Thursday, April 16, 2015

N is for NEVER say NEVER!

       

When I was an adjunct professor at Jackson County Junior College in Gautier, Mississippi, I many times taught night classes. During the summer of 1968, I taught English 101, and after studying several short stories, I gave my students the assignment to write a short story. Why I did that, I’ll never know. I couldn’t write one myself, so how was I to fairly evaluate what they wrote?

I remember stumbling through almost all of them, trying to sound intelligent as I read and graded and tried to be fair. And then I came to the story that both surprised and disappointed me. One of my favorite students, a handsome young man who (excuse me, please) was as dumb as a rock, had written a beautiful story.

When I returned the stories at the next class meeting, my students were happy with their grades and my comments, for the most part. The writer of the beautiful story had a puzzled look as he read my comment: Please see me after class.

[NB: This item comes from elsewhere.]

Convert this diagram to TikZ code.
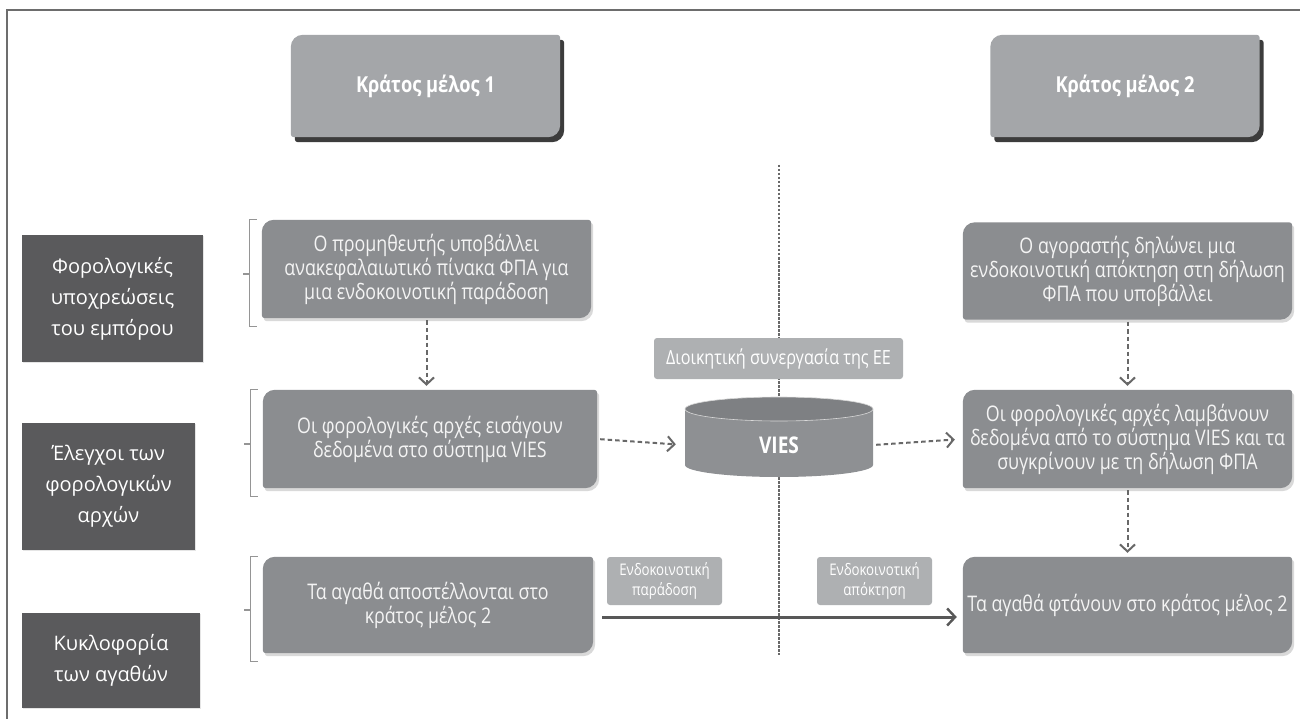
\documentclass[tikz,border=0pt]{standalone}
\usepackage{fontspec}
\setmainfont{Open Sans}
\newfontfamily\cond[FakeStretch=0.83]{Open Sans}
\usetikzlibrary{arrows.meta,shadows,calc}
\pgfdeclarelayer{bg}
\pgfsetlayers{bg,main}
\definecolor{hdr}{HTML}{A4A6A9}
\definecolor{proc}{HTML}{8B8D90}
\definecolor{catc}{HTML}{5A5A5C}
\definecolor{lblc}{HTML}{AEB0B2}
\definecolor{lnc}{HTML}{686868}
\definecolor{frm}{HTML}{6D6D6D}
\definecolor{cylbody}{HTML}{8E9093}
\definecolor{cyltop}{HTML}{7E8083}
\definecolor{ptext}{HTML}{F4F4F4}
\definecolor{hshadow}{HTML}{3C3C3C}
% #1 style, #2 node, #3 big radius, #4 small radius, #5 #6 shift
\newcommand\leaffill[6]{%
  \fill[#1] ([shift={(#5,#6)}]#2.west) [rounded corners=#3] -- ([shift={(#5,#6)}]#2.north west)
    [rounded corners=#4] -- ([shift={(#5,#6)}]#2.north east)
    [rounded corners=#3] -- ([shift={(#5,#6)}]#2.south east)
    [rounded corners=#4] -- ([shift={(#5,#6)}]#2.south west) [sharp corners] -- cycle;}
\begin{document}
\begin{tikzpicture}[x=1pt,y=-1pt,
  hdrbox/.style={minimum width=269pt, minimum height=102pt, inner sep=0pt,
    text=white, font=\cond\bfseries\fontsize{22}{26}\selectfont},
  procbox/.style={inner sep=0pt, text=ptext, align=center,
    font=\cond\fontsize{21.5}{24}\selectfont},
  catbox/.style={fill=catc, inner sep=0pt, text=white, align=center,
    font=\fontsize{20}{31}\selectfont,
    drop shadow={shadow xshift=1pt, shadow yshift=-1pt, fill=black!20, opacity=0.5}},
  lblbox/.style={fill=lblc, rounded corners=3pt, inner sep=0pt, text=white, align=center},
  eufont/.style={font=\cond\fontsize{19.5}{22}\selectfont},
  smfont/.style={font=\cond\fontsize{16}{20}\selectfont},
  dasharrow/.style={draw=lnc, line width=2pt, dash pattern=on 4.5pt off 3pt,
    -{Straight Barb[length=7pt,width=15pt,line width=2pt]}},
  solidarrow/.style={draw=lnc!85!black, line width=3pt, -{Straight Barb[length=8pt,width=17pt,line width=2.4pt]}},
  brkline/.style={draw=lnc!70, line width=1.1pt},
  vline/.style={draw=lnc, line width=2pt, dash pattern=on 2.5pt off 1.5pt},
  frame/.style={draw=frm, line width=2.5pt}
]
\useasboundingbox (0,0) rectangle (1300,719);
% frame
\draw[frame] (7,719) -- (7,10) -- (1300,10);

% headers
\node[hdrbox] (h1) at (425.5,86) {Κράτος μέλος 1};
\node[hdrbox] (h2) at (1125,86) {Κράτος μέλος 2};

% category boxes
\node[catbox, minimum width=181pt, minimum height=127pt] (c1) at (112.5,298.5) {Φορολογικές\\υποχρεώσεις\\του εμπόρου};
\node[catbox, minimum width=173pt, minimum height=127pt] (c2) at (108.5,486.5) {Έλεγχοι των\\φορολογικών\\αρχών};
\node[catbox, minimum width=178pt, minimum height=95pt] (c3) at (111,660.5) {Κυκλοφορία\\των αγαθών};

% process boxes left
\node[procbox, minimum width=329pt, minimum height=98pt] (A) at (426.5,269) {Ο προμηθευτής υποβάλλει\\ανακεφαλαιωτικό πίνακα ΦΠΑ για\\μια ενδοκοινοτική παράδοση};
\node[procbox, minimum width=334pt, minimum height=98pt] (B) at (430,439) {Οι φορολογικές αρχές εισάγουν\\δεδομένα στο σύστημα VIES};
\node[procbox, minimum width=330pt, minimum height=96pt] (C) at (428,605) {Τα αγαθά αποστέλλονται στο\\κράτος μέλος 2};

% process boxes right
\node[procbox, minimum width=329pt, minimum height=97pt] (D) at (1127.5,271) {Ο αγοραστής δηλώνει μια\\ενδοκοινοτική απόκτηση στη δήλωση\\ΦΠΑ που υποβάλλει};
\node[procbox, minimum width=329pt, minimum height=98pt] (E) at (1127.5,439) {Οι φορολογικές αρχές λαμβάνουν\\δεδομένα από το σύστημα VIES και τα\\συγκρίνουν με τη δήλωση ΦΠΑ};
\node[procbox, minimum width=329pt, minimum height=96pt] (F) at (1127.5,605) {Τα αγαθά φτάνουν στο κράτος μέλος 2};

% separator line and box backgrounds
\coordinate (ltop) at (779,165);
\coordinate (lbot) at (779,655);
\begin{pgfonlayer}{bg}
  \fill[white] (0,0) rectangle (1300,719);
  \draw[vline] (ltop) -- (lbot);
  \foreach \n in {h1,h2}{
    \leaffill{hshadow}{\n}{12pt}{3pt}{4}{5}
    \leaffill{hdr}{\n}{12pt}{3pt}{0}{0}
  }
  \foreach \n in {A,B,C,D,E,F}{
    \leaffill{black!15}{\n}{12pt}{3pt}{2}{3}
    \leaffill{proc}{\n}{12pt}{3pt}{0}{0}
  }
\end{pgfonlayer}

% brackets
\foreach \n in {A,B,C}{
  \draw[brkline] ($(\n.north west)+(-5,0)$) -- ($(\n.north west)+(-12,0)$) -- ($(\n.south west)+(-12,8)$) -- ($(\n.south west)+(-5,8)$);
  \draw[brkline] ($(\n.west)+(-12,5)$) -- ($(\n.west)+(-19,5)$);
}

% EU label
\node[lblbox, eufont, minimum width=249pt, minimum height=41pt] (eu) at (778.5,358.5) {Διοικητική συνεργασία της ΕΕ};

% VIES cylinder
\fill[cylbody] (685,409) -- (685,465) arc[start angle=180, end angle=360, x radius=94pt, y radius=12pt] -- (873,409) -- cycle;
\fill[cyltop] (779,409) ellipse [x radius=94pt, y radius=12pt];
\draw[white!70!gray, line width=0.6pt] (779,409) ellipse [x radius=94pt, y radius=12pt];
\node[minimum width=188pt, minimum height=56pt, inner sep=0pt, text=white,
  font=\cond\bfseries\fontsize{23}{26}\selectfont] (vies) at (779,445) {VIES};

% small labels
\node[lblbox, smfont, minimum width=115pt, minimum height=48pt] (p1) at (664.5,581) {Ενδοκοινοτική\\παράδοση};
\node[lblbox, smfont, minimum width=115pt, minimum height=48pt] (p2) at (874.5,581) {Ενδοκοινοτική\\απόκτηση};

% connectors
\draw[dasharrow, shorten <=2pt, shorten >=4pt] (A.south) -- (A.south |- B.north);
\draw[dasharrow, shorten <=3pt, shorten >=9pt] (B.east) -- (vies.west);
\draw[dasharrow, shorten <=3pt, shorten >=8pt] (vies.east) -- (E.west);
\draw[dasharrow, shorten <=2pt, shorten >=4pt] (D.south) -- (D.south |- E.north);
\draw[dasharrow, shorten <=2pt, shorten >=4pt] (E.south) -- (E.south |- F.north);
\draw[solidarrow] ($(C.east)+(9,12)$) -- ($(F.west)+(-6,12)$);
\end{tikzpicture}
\end{document}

He stayed after class, and I saw that same puzzled look on his face. “Why did you want to see me, Miz Young?”

“Well, this is an absolutely beautiful story, but I’m afraid it’s not yours. It was written by Edgar Allan Poe and is called ‘The Tell-Tale Heart.’”

“It IS? I thought it sounded familiar when I wrote it!”

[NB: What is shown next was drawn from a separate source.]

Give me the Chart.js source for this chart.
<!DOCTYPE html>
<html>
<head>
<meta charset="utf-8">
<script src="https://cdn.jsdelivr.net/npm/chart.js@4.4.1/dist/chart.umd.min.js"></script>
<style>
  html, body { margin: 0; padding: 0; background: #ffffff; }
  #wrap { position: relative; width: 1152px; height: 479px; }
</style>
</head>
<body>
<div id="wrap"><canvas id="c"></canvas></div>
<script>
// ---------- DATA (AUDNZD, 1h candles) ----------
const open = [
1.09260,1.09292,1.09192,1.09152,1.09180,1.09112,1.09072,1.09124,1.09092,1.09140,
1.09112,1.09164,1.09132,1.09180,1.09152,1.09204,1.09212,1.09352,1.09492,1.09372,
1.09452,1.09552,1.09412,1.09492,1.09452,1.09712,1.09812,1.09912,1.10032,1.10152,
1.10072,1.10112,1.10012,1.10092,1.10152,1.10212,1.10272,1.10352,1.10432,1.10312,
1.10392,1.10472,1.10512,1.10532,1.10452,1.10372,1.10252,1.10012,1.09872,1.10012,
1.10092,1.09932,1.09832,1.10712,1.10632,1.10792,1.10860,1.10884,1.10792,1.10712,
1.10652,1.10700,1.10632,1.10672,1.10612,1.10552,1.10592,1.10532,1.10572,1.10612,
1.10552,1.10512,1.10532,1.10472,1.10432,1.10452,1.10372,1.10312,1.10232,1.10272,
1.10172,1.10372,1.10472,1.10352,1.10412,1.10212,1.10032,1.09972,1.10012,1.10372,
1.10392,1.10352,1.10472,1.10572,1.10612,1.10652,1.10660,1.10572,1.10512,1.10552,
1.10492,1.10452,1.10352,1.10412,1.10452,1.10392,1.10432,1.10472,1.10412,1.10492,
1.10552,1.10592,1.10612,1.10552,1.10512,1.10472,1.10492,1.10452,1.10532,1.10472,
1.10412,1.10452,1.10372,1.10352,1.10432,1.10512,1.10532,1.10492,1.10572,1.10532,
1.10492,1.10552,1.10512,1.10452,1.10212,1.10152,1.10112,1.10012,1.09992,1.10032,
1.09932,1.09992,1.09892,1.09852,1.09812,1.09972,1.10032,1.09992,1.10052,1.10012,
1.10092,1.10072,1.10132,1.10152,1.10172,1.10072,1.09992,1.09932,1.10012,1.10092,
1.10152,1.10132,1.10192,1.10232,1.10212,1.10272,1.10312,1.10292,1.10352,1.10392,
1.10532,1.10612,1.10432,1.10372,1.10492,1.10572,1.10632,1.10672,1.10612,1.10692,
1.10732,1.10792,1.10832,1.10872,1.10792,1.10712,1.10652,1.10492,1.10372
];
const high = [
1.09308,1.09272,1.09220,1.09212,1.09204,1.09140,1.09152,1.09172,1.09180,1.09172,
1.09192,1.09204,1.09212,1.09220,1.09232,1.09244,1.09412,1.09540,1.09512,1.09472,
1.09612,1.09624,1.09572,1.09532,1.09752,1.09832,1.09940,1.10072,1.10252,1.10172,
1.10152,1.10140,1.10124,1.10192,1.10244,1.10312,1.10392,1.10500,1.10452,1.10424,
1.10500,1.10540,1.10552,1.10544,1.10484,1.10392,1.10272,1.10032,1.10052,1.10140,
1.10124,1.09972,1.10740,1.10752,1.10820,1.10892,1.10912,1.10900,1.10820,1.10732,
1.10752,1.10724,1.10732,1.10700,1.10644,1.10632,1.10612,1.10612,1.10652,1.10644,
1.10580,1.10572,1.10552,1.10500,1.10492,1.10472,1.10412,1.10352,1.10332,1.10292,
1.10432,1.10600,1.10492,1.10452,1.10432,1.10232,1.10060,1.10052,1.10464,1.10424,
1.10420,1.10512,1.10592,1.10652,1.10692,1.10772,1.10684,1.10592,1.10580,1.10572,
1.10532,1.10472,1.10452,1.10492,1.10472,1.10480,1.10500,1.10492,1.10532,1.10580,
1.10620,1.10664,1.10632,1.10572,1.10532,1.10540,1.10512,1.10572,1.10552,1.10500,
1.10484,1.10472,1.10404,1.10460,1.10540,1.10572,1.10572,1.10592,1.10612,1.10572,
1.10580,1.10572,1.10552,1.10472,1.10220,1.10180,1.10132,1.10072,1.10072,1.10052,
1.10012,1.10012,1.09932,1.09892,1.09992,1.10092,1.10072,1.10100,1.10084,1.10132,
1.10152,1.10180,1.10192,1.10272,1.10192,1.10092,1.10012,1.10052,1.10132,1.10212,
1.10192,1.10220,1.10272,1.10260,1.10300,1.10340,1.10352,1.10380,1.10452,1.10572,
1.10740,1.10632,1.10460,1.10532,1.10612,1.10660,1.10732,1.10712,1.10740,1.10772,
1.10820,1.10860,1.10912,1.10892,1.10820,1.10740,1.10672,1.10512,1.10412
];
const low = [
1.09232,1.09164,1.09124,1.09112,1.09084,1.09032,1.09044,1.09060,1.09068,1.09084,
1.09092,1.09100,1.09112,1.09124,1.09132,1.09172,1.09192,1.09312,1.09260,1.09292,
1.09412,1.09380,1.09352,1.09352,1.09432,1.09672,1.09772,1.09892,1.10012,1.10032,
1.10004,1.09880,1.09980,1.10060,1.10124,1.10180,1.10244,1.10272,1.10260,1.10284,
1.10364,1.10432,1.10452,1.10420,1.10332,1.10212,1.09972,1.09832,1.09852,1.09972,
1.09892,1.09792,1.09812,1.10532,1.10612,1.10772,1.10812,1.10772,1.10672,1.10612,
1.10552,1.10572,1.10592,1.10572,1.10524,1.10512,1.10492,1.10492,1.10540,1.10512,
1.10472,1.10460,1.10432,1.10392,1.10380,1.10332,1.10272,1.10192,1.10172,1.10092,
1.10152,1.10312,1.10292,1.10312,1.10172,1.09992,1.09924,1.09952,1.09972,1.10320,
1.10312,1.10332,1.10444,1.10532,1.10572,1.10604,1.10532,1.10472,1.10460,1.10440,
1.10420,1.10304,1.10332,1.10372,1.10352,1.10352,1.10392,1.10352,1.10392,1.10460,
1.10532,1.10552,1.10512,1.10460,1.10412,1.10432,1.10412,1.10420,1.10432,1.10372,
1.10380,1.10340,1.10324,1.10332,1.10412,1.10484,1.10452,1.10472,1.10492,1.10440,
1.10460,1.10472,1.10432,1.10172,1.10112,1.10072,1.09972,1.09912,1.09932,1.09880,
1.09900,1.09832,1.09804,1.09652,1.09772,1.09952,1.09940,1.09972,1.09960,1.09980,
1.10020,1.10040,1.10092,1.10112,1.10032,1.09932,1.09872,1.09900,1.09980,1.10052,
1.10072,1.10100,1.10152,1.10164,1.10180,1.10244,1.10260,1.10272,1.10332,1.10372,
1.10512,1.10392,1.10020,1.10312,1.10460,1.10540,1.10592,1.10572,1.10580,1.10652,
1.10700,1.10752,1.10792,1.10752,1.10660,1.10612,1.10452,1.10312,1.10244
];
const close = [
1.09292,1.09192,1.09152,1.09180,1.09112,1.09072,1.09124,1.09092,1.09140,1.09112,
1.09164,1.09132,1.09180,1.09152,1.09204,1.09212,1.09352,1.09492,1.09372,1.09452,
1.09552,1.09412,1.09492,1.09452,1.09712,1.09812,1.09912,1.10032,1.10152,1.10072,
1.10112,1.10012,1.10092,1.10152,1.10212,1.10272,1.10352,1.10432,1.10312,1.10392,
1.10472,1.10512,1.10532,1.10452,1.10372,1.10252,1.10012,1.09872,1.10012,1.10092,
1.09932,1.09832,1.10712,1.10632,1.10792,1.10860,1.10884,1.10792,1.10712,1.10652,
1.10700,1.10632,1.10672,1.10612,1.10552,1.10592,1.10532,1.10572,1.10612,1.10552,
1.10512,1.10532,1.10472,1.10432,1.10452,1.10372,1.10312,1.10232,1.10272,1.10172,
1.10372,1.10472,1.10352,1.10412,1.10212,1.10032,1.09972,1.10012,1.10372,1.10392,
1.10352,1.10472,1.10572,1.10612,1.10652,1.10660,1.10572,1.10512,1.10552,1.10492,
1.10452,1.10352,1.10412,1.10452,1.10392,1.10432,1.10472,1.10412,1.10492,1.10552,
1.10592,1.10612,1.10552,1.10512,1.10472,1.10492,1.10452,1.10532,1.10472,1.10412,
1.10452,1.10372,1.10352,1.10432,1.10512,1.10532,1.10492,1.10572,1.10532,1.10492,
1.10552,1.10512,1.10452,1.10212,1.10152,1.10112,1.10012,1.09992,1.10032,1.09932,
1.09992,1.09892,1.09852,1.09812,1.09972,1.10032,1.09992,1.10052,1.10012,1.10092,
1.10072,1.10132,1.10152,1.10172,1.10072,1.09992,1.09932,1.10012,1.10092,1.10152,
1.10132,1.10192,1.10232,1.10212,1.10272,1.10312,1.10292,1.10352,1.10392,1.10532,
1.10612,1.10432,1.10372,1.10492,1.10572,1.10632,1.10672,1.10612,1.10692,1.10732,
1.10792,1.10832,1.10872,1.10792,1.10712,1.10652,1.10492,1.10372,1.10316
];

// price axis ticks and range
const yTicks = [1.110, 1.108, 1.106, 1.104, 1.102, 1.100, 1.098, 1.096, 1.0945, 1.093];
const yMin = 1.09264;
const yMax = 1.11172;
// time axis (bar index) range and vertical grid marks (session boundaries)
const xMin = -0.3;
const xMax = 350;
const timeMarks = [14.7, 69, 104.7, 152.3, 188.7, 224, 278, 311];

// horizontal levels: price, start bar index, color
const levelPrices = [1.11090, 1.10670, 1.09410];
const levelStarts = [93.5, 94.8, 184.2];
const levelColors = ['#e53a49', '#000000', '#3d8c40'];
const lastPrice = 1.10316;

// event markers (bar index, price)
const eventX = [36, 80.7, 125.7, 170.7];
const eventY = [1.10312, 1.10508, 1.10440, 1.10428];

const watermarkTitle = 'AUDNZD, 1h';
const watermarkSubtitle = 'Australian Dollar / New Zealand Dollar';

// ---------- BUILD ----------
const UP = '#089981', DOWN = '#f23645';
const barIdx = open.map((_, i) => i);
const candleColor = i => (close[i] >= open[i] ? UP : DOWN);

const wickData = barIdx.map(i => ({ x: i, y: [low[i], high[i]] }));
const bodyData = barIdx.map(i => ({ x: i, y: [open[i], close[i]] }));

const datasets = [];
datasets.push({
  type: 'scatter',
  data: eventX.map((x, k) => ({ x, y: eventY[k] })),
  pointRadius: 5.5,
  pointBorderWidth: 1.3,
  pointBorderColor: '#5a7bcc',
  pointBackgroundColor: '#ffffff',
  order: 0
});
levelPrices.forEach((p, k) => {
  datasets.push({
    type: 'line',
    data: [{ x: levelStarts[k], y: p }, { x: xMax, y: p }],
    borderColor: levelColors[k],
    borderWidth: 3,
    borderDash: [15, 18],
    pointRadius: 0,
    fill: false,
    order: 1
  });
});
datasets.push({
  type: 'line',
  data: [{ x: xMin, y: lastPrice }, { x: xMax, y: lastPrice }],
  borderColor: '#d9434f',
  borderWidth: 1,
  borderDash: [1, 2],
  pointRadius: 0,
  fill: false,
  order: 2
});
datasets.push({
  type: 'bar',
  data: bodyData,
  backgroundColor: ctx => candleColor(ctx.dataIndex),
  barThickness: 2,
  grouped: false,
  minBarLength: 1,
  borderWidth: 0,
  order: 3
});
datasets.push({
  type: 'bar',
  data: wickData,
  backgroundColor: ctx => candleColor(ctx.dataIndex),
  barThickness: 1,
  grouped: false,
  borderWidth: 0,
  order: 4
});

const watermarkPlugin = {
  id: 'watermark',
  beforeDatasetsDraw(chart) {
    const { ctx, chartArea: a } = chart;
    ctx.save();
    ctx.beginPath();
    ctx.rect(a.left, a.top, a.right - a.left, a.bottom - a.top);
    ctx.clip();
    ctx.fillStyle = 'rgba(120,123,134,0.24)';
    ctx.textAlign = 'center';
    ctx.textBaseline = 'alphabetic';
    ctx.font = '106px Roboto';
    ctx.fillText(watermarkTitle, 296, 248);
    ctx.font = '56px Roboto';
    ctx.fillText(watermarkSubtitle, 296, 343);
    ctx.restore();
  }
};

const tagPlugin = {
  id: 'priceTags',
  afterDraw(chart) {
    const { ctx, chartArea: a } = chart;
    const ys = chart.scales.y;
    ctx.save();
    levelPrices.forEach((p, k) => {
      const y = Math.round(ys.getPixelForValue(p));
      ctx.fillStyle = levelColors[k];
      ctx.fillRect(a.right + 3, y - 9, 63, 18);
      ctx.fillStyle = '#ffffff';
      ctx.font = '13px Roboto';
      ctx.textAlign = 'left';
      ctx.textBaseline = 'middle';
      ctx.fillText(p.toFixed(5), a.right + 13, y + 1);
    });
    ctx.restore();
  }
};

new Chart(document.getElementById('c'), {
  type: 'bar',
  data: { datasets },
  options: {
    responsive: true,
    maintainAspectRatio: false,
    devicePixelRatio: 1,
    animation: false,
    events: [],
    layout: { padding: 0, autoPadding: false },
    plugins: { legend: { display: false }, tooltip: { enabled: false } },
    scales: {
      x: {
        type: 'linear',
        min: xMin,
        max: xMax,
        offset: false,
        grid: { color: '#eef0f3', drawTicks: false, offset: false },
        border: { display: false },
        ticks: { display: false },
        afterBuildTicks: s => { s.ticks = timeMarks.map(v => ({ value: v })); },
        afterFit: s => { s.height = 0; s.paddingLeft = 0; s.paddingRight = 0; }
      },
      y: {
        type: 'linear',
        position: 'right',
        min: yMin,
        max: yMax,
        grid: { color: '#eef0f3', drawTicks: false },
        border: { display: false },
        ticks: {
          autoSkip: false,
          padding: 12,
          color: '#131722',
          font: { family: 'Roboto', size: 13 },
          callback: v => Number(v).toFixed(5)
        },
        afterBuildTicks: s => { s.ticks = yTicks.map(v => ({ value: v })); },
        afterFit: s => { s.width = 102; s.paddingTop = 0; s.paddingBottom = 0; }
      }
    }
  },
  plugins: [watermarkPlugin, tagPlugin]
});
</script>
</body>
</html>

So why have I started this post with this story from so long ago? Because what I’m about to write sounds familiar. I think I’ve written it before! But I’m going to write it again.

I can think of three important times in my life when I said something like, “I’ll never do that!” But I did.

The first time was when I was in college. My roommate and I used to walk to the PO every Monday, Wednesday, and Friday after chapel, and on the way, we passed a really decrepit looking two-story house on North Monroe Street. We’d practically look the other way as we walked by, wondering who would ever want to live there. Well, I’ll tell you who wanted to live there. Frank and I did! After we were engaged and planning to marry, Frank investigated and found that we could have an apartment in that house, Kell’s Cottage, for free. All he had to do was renovate so that we’d have a nice place to life after we married. And after he worked his magic on our apartment in that old building, we had the prettiest apartment in town.

The second time actually precedes the first. I always said that I’d never marry before I graduated from college; however, when I met Frank Young, that promise to myself vanished. We met in February 1961, had our first date on March 10 of that year, were engaged in July, and married in December. Not a very long courtship, but a very long marriage. We’ll have been “hitched” for fifty-four years on December 17, 2015!

The third began in the early ‘60s, when Frank and I used to drive by Beulah School in Pensacola either on our way back to Mississippi College after a weekend with my parents or on our way to Pascagoula, where we lived after we graduated. As we drove by, we’d very snootily say, “We surely wouldn’t let our children go to THAT school. It’s so run down!” Never say never! We moved to Pensacola in 1969, and the house that we bought was in Beulah district, and our sweet little girl started first grade there. Do you remember the old saying, “You can’t tell a book by its cover?” Well, it surely does apply to Beulah School. Both of our children received such a good education at that little run down country school! The teachers were the best, and there wasn’t a principal anywhere who was a good as Eugene Winters. He knew every child in the school, knew exactly how to get in touch with his or her parents, and could drive directly to the homes of the children.

I’m here to tell you that every time I said NEVER and then gave in, I was blessed, truly blessed. We lived right in the house with other ministerial students and their families, and they became our best friends (with the exception of one couple, about whom I may write someday). Of course, I’m blessed to have married Frank. He was and still is my best friend, and I can’t imagine not being married to him. It was right for us to marry right when we did. And Beulah was perfect for both our children and us. That’s where their education began, and it was a very good start.

I’m surely not sorry that I broke my promises to myself!



2 comments:

Marcy said...

Great advice. We never know what adventures the future will bring!

Nancy said...

Your introductory story sounds so familiar. I pointed out to a student that I had found an essay just like hers on the internet, and she got big eyes, and say, "Ooh, that's scary!"

I said, "No, it is not. You copied it."

I like those nevers. I'm definitely glad you kept Frank.